Our little town has hosted one of the biggest regional dog shows for many years, and has a very active kennel club.
While not members of the kennel club, my wife Valerie and I love dogs – a lot. About twelve years ago we decided to take action to help the dogs in our community. There were hordes of hungry, roaming dogs invading the playgrounds and knocking kids over to steal their lunches. The dog population was out of control and “fixing the problem” meant dog shoots or endless impoundments and transport to shelters in distant communities. We set out to get closer to the root of the problem. We started programs for community education about animal care, compassion and dog bite safety, and to help low income families have their dogs spayed and neutered.
We thought that it would be great to make contact with our colleagues at the kennel club. After all, they loved dogs and the Canadian Kennel Club had started a program to help create good canine citizens. Responsible guardianship and training – sounded great to us. Surely there would be opportunities to work together for the sake of dogs and the community, and elevate the levels of care, compassion and safety.
So one frosty day, after running a batch of abandoned puppies to the shelter, Valerie and I travelled to the nearby town, where the brass of the kennel club were meeting at a Chinese restaurant. Valerie went in for the meeting as I took care of other business around town.
She was “warmly” greeted by the chair of the meeting, who informed her: “You are here to listen, not to present information. You can leave information and we will consider it later.”
When the meeting was over, I picked Valerie up. I was excited to hear all about the new potential partnership for the betterment of dogkind. Instead she shook her head and told me that the meeting had gone on as if she was not even there. The information we had to share about our education program, and the encouraging numbers from our early spay / neuter programs languished on the corner of the table.
However, the meeting time was filled with important topics. The chair had been quite frustrated with the judging of her prized Boofenchasser bitch (maybe I heard the breed wrong but it was something like that).
“Girls, I could not believe it. She lost points for nose colour. The majority of the nose has to be dark. And I tell you, her nose is only forty percent pink! And most of that you can’t even see – it is in her nostril!”
Much pursing of lips ensued, a few grunts of indignation and some encouraging words about the quality of judges expected for the show in our little town. That was probably the matter of most substance, or so I recall from the discussion with Valerie.
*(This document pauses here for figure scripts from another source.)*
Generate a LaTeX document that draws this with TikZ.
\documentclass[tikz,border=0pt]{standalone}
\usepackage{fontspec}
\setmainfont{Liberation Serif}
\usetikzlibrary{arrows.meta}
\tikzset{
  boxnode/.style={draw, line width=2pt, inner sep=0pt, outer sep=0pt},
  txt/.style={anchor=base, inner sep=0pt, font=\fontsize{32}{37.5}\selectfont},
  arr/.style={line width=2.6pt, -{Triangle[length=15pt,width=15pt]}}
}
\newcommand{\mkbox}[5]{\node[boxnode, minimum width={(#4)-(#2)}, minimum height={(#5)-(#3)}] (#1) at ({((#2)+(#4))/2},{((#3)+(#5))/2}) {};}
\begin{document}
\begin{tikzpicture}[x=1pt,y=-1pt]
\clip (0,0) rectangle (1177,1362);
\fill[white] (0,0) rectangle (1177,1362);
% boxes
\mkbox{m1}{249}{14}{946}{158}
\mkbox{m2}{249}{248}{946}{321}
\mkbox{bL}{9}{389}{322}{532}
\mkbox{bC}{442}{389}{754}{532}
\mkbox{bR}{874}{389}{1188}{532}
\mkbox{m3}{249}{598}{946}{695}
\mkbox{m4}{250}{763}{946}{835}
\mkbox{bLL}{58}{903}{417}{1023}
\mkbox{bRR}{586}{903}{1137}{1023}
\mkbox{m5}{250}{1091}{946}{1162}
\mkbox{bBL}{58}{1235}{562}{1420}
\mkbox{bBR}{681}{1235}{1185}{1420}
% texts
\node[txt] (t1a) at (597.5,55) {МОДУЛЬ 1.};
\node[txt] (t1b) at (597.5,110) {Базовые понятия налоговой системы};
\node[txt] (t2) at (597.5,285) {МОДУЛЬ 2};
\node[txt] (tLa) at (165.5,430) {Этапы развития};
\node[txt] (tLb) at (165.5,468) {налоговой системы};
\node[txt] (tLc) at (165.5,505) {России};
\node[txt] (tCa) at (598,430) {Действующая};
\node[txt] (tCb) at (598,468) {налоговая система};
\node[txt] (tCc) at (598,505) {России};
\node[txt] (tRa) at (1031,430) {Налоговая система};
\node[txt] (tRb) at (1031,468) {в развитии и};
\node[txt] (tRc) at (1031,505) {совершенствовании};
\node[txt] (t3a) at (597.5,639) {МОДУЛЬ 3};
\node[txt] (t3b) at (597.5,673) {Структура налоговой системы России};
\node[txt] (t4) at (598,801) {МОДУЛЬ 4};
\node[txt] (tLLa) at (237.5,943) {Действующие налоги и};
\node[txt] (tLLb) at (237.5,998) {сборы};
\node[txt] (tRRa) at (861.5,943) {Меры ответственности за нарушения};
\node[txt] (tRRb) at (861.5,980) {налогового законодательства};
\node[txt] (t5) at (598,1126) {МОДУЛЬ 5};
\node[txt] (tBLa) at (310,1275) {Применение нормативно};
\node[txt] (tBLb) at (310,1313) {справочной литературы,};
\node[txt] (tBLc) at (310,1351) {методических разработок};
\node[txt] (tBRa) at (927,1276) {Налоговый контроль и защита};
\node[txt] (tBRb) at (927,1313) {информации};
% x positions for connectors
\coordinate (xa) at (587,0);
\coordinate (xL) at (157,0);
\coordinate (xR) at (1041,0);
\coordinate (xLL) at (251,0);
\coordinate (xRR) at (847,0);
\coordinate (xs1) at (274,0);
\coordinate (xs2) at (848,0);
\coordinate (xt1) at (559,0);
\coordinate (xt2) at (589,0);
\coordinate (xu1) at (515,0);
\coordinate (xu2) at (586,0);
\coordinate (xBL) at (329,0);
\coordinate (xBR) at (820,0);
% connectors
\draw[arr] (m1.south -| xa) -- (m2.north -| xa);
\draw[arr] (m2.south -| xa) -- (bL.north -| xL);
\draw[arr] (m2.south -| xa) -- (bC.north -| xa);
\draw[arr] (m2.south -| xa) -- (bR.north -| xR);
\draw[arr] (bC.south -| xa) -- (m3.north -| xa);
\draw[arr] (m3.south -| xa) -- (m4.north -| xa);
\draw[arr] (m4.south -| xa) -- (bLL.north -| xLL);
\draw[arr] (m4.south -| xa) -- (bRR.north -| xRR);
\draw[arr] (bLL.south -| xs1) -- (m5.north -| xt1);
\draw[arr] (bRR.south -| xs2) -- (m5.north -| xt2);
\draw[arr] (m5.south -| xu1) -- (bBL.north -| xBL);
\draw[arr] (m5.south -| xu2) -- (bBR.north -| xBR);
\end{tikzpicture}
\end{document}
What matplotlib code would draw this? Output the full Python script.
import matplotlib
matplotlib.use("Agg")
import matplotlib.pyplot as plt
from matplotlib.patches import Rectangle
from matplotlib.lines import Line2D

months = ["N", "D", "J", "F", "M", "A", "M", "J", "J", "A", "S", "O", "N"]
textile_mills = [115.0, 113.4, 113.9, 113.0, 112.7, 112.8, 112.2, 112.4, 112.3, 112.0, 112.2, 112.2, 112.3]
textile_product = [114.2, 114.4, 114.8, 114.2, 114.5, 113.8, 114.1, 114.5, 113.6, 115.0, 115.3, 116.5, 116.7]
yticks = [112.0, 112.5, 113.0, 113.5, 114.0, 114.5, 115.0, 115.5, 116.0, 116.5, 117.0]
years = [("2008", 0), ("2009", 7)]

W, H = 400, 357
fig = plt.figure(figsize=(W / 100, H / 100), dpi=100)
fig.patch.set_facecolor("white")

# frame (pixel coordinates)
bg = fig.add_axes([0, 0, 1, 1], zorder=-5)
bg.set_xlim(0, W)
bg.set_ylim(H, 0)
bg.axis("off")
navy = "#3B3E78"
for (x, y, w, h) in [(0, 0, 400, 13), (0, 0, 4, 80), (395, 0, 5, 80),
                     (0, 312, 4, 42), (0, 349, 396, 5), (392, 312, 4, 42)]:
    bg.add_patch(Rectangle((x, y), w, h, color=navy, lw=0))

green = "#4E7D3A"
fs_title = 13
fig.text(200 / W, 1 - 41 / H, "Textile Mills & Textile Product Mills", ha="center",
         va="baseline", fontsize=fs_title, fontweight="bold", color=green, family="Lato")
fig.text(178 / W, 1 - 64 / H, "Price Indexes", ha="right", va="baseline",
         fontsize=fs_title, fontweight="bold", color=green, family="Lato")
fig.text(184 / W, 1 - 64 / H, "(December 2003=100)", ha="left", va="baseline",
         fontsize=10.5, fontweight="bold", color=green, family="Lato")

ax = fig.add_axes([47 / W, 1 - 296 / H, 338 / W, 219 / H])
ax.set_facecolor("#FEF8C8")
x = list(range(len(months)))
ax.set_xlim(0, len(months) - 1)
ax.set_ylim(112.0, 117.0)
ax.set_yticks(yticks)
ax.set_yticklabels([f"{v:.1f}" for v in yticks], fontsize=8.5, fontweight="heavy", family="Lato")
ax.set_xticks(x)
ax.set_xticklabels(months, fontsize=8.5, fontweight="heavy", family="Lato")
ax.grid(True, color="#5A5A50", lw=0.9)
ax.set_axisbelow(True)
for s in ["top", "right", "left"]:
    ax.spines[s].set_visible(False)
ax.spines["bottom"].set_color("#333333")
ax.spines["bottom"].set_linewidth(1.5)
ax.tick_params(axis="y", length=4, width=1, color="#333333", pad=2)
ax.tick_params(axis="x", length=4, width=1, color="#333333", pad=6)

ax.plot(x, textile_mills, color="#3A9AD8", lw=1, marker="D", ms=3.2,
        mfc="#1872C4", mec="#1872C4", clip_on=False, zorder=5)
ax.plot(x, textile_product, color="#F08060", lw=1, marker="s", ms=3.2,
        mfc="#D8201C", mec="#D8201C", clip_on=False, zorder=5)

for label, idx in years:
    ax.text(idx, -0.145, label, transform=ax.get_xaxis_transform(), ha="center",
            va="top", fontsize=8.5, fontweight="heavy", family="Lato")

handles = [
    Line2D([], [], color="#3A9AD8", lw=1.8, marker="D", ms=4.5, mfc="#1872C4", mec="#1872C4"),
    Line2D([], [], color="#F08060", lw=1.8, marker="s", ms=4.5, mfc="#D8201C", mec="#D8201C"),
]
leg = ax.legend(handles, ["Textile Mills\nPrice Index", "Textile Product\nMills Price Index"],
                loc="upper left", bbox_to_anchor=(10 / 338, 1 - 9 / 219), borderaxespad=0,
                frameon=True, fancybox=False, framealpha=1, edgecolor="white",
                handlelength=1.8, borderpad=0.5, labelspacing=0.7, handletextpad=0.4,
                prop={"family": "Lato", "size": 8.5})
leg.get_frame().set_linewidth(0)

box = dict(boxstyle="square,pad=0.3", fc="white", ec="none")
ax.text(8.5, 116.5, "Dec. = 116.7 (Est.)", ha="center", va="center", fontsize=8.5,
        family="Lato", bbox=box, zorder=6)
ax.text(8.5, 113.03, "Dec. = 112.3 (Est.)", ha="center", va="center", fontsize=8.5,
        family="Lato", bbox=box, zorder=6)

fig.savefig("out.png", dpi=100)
The individuals in the kennel club clearly did not see all dogs as we did, as valued individuals worthy of great care and attention. It was “our carefully bred angels” vs “those mutts from over there”.
That was over a decade ago, but it ties into an interesting podcast we heard this week – featuring psychologist Melanie Joy. Her most notable book is “Why we Love Dogs, Eat Pigs, and Wear Cows”. The main concept is how we slot animals into different categories. Those categories are set up by culture and custom, and program our brains for the acceptable treatment of those animals.
As Joy said in the podcast: “If I give you a juicy, grilled burger with all the fixings, and you see and smell that burger – you will salivate. And it will be satisfying and tasty – until I tell you it is a Golden Retriever burger! At that point you will be repulsed and freaking out…”
Cow – now that is an “eater”. Golden Retriever, not so much.
When her book was translated, the first language was Korean. In Korea, while not universal, it is more customary to eat dog meat. The above example might have led a Korean reader to say “Golden Retriever burger, eh? What’s the problem?”
However, when the editors changed the translated text to “Maltese burger” (a breed treasured as a pet), the natural response reverted to revulsion.
So even in the animal category of “dog”, just as we saw with the kennel club meeting, there were different subcategories that meant love, respect, indifference, loathing, killing, eating. At the root, all involve the same wonderful beings who will love you unconditionally, even if you mistreat them. Social creatures with intelligence that goes far beyond the crowd pleasing performances on the agility track. Communicative animals who can read our eyes and speak through their vocalizations and their body language.
Humans can be very clever in the compartmentalization required to “rationalize” the different treatment of each group so they can sleep at night.
The challenge is to rise above the cultural programming and examine whether these arbitrary lines make sense. There is a richer answer to the question “Why?” than the old parental standby “Because I said so.” With some added perspective, can we connect the dots in a way that is more caring, compassionate and in line with our core beliefs and values?
The key word is connection. So many of the problems we see in the world today are a failure to connect: to each other, across societal lines, to the global community, to nature and all the sentient beings who share the globe with us.
Sadly, with the coronavirus crisis in full swing, this year our little town won’t be able to see all the bitches running around the show ring with their carefully judged noses in the air. We do hope their guardians take the chance to reflect and build some of those connections.